As for the Mohawk Trail Woodlands Partnership Fund, its boosters, such as Rep. Stephen Kulik, D-Worthington, say wood energy is not a focus of the bill and that forest conservation will be more important than economic development.

Before a receptive audience of approximately 50, Kellett spent a large part of his presentation countering what he called the myths of the “working forest” that is managed for wood products. The problem, he said, is that there is no scientific definition of “sustainable logging.”

“It’s just a buzzword,” he said. “It’s a totally meaningless concept.”

Logging, Kellett said, does not mean that the regrowing forest will absorb even more carbon, it doesn’t improve forest health and it doesn’t provide enough incentive for most private landowners to conserve forest. And burning wood, he added, is dirtier than the dirtiest fossil fuels and hasn’t provided substantial job increases in places like Maine that have invested heavily in biomass.

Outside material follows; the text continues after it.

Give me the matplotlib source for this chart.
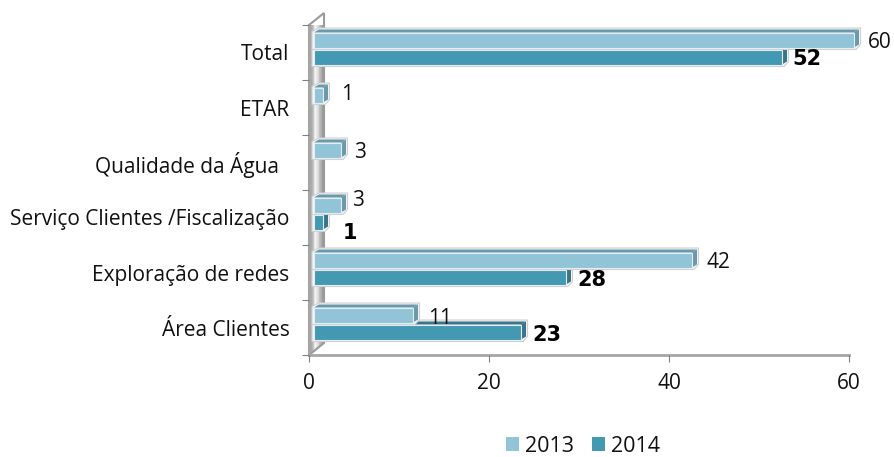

“We shouldn’t be promoting that as a clean alternative for fossil fuels,” Kellett said.

As for solutions to the challenges Massachusetts forests face, Kellett advocated eliminating state biomass subsidies, implementing green-technology subsidies, rejecting the Mohawk Trail Woodlands Partnership Fund, financial assistance to private landowners wanting to protect their standing forests and designating state lands as reserves.

Kellett also threw out the idea of creating national parks on Massachusetts land, such as in the Berkshire highlands or around the Quabbin Reservoir.

“I think it’s something to think about,” he said.

Although his presentation was a warning about the potential dangers of not protecting the region’s forestland, Kellett’s overall tone was concerned optimism.

“There’s still lots of options,” he said of the solutions to climate change and the destruction of biodiversity on the planet.

Action, however, is required immediately, he added. “The time is now.”

Sunday’s presentation was the last in a series on forests and climate sponsored by the Hitchcock Center, Mass Forest Rescue Campaign, Concerned Citizens of Franklin County and RESTORE: The North Woods.